Wednesday, December 5: Wolves 2 Chelsea 1 – what an epic night! And well done to Scott Sellars for predicting to me that Wolves would play much better than they did for most of their recent run of six matches without a win. I bumped into the club’s head of academy player development in a coffee shop a few miles from Molineux this morning and he expressed confidence in the side to go out and produce a greatly improved performance. He was dead right.
Friday, December 7: How nice it was to have had another popular figure from the recent past in our midst this week. Jack Price, who played in the same side as Sam Ricketts on many occasions, returned for the Chelsea game as a break in his new career with Colorado Rapids in America. He was a victim of the club’s Iberian advances, so it is good to see him wanting to stay in touch with what is happening in his absence.

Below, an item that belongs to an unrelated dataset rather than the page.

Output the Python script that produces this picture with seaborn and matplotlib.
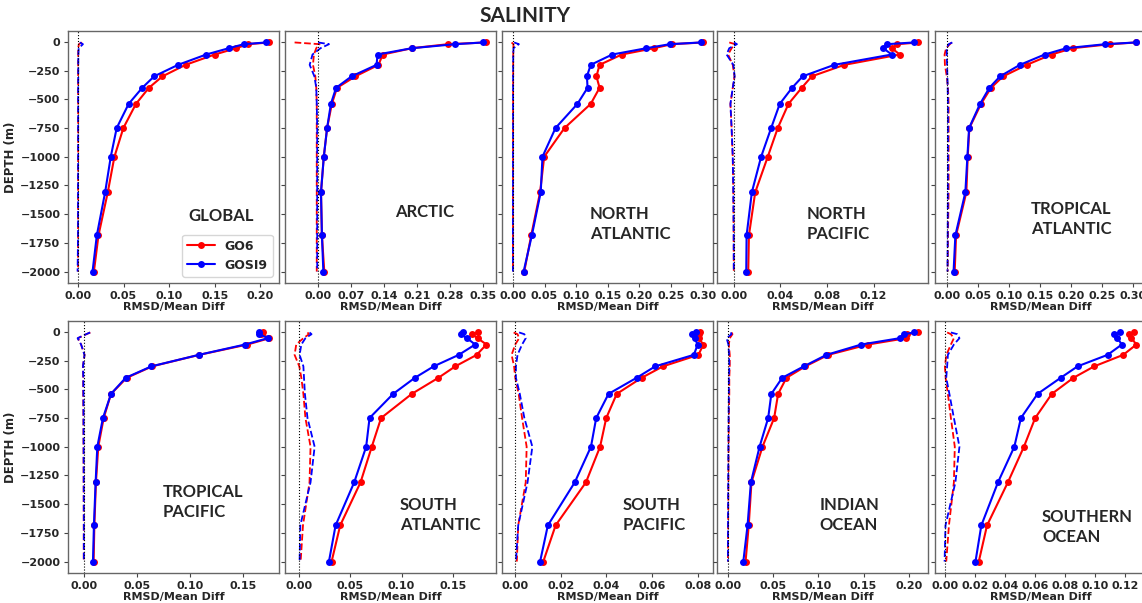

Tuesday, December 11: Can’t wait to have a proper read of the latest issue of Backpass – the wonderful football nostalgia magazine that has been kind enough to publish an extract from my Between the Golden Lines book. Sir Bobby Robson appears on the cover and my eye was drawn to the fabulous centre-page spread which shows a white-shirted Derek Dougan alongside George Best, Tommy Gemmill, Bobby Murdoch, Francis Lee, Jack Charlton and others in a Rest of the UK team. The side were lining up before a game against Wales at Cardiff’s Ninian Park – one staged to mark the investiture of Prince Charles, although it was also in aid of the South Wales town of Aberfan after the school disaster there in 1968. Included elsewhere in the 64 pages of high quality was a piece on Emlyn Hughes’s time as a 1960s Blackpool player.
Saturday, December 15: Just how many former Wolves players can you see in one day? Well, quite a lot, on the evidence of this afternoon’s home victory against Bournemouth. As well as the ‘usual suspects’ in the press box, I bumped into Micky Holmes, Neil Edwards and Jon Purdie at a pre-match London Wolves Christmas gathering in the city centre Grain Store and then reacquainted myself in the stadium with Keith Downing and Fred Davies. A bitterly cold but highly enjoyable afternoon.

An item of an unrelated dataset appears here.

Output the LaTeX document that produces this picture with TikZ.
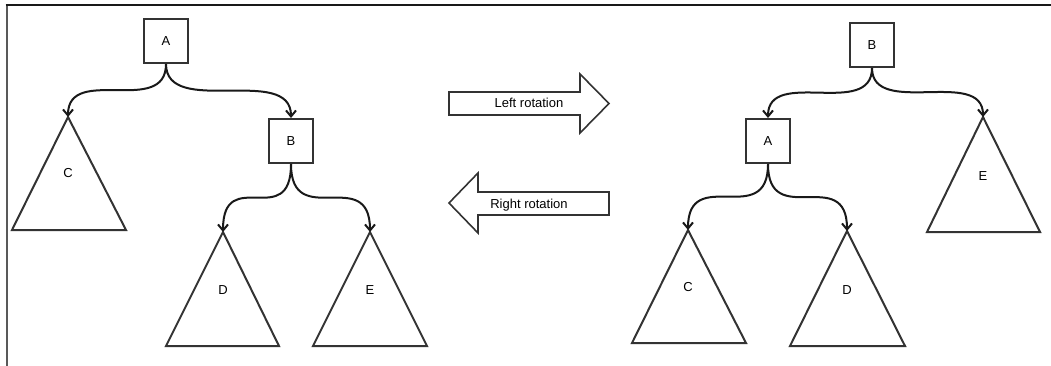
\documentclass[tikz,border=0pt]{standalone}
\usepackage{fontspec}
\setmainfont{Liberation Sans}
\usetikzlibrary{arrows.meta}

\begin{document}
\begin{tikzpicture}[x=1pt,y=-1pt,
  box/.style={draw=black!80,line width=2pt,minimum size=44pt,inner sep=0pt,font=\fontsize{13}{15}\selectfont},
  tri/.style={draw=black!80,line width=2pt},
  lbl/.style={font=\fontsize{13}{15}\selectfont,inner sep=0pt},
  edge/.style={draw=black!90,line width=2pt,-{Straight Barb[length=6pt,width=10pt]}},
  rot/.style={draw=black!80,line width=1.6pt,line join=miter}]
\useasboundingbox (0,0) rectangle (1051,366);
% frame
\draw[black!65,line width=2pt] (6.5,366) -- (6.5,5);
\draw[black!90,line width=2pt] (5.5,5) -- (1051,5);

% Left tree
\begin{scope}
\node[box] (lA) at (166,41) {A};
\node[box] (lB) at (291,141) {B};
\draw[tri] (68,117) coordinate (lCt) -- (126,230) -- (12,230) -- cycle;
\node[lbl] (lC) at (68,173) {C};
\draw[tri] (223,232) coordinate (lDt) -- (279,346) -- (166,346) -- cycle;
\node[lbl] (lD) at (223,290) {D};
\draw[tri] (370,232) coordinate (lEt) -- (427,346) -- (313,346) -- cycle;
\node[lbl] (lE) at (370,290) {E};
\draw[edge] (lA.south) .. controls +(0,54) and +(0,-54) .. (lB.north);
\draw[edge] (lA.south) .. controls +(0,53) and +(0,-53) .. (lCt);
\draw[edge] (lB.south) .. controls +(0,68) and +(0,-68) .. (lDt);
\draw[edge] (lB.south) .. controls +(0,68) and +(0,-68) .. (lEt);
\end{scope}

% Rotation arrows
\node[lbl,anchor=base] (lrot) at (529,108) {Left rotation};
\draw[rot] (449,92) -- (580,92) -- (580,74) -- (609,103.5) -- (580,133) -- (580,115) -- (449,115) -- cycle;
\node[lbl,anchor=base] (rrot) at (529,208) {Right rotation};
\draw[rot] (449,203) -- (478,173) -- (478,192) -- (609,192) -- (609,215) -- (478,215) -- (478,233) -- cycle;

% Right tree
\begin{scope}
\node[box] (rB) at (872,45) {B};
\node[box] (rA) at (768,141) {A};
\draw[tri] (983,117) coordinate (rEt) -- (1040,232) -- (927,232) -- cycle;
\node[lbl] (rE) at (983,176) {E};
\draw[tri] (688,230) coordinate (rCt) -- (746,343) -- (632,343) -- cycle;
\node[lbl] (rC) at (688,287) {C};
\draw[tri] (847,231) coordinate (rDt) -- (905,346) -- (790,346) -- cycle;
\node[lbl] (rD) at (847,290) {D};
\draw[edge] (rB.south) .. controls +(0,51) and +(0,-51) .. (rA.north);
\draw[edge] (rB.south) .. controls +(0,50) and +(0,-50) .. (rEt);
\draw[edge] (rA.south) .. controls +(0,66) and +(0,-66) .. (rCt);
\draw[edge] (rA.south) .. controls +(0,67) and +(0,-67) .. (rDt);
\end{scope}
\end{tikzpicture}
\end{document}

Monday, December 17: Was interested to receive an email from an Austrian called Harald Bayley-Riavic, whose father was a British occupation soldier in the province of Styria. Harald arrived in Wolverhampton for the first time in 1951 and (from his first game, against Derby, which he watched from the North Bank), became totally hooked on Wolves. He continues to visit Wolverhampton once a year to visit his mother and other relatives and was at the home game against Watford this autumn.
Friday, December 21: Another sizeable turn-out of players from the past, with Sylvain Ebanks-Blake and Carl Ikeme reunited for tonight’s entertaining visit of League leaders Liverpool. Andy Thompson and Mel Eves were with the media contingent as usual and Joleon Lescott was present, as was Mark Walters, the mid-1990s Molineux loan signing who has recently brought out a book about his life and career.
Saturday, December 29: Followed the dramatic Spurs v Wolves events at Wembley as best I could from a seat in the Hawthorns press box, where sightings of one-time Wolves personnel was easy during Albion’s draw with Sheffield Wednesday. Jamie Smith, who has been in the Baggies’ backroom for eight years now, was in the media room for a cuppa before kick-off and the home line-up included Bakary Sako. Taking their places on the Owls’ substitutes’ bench were Steven Fletcher, David Jones and Sam Winnall.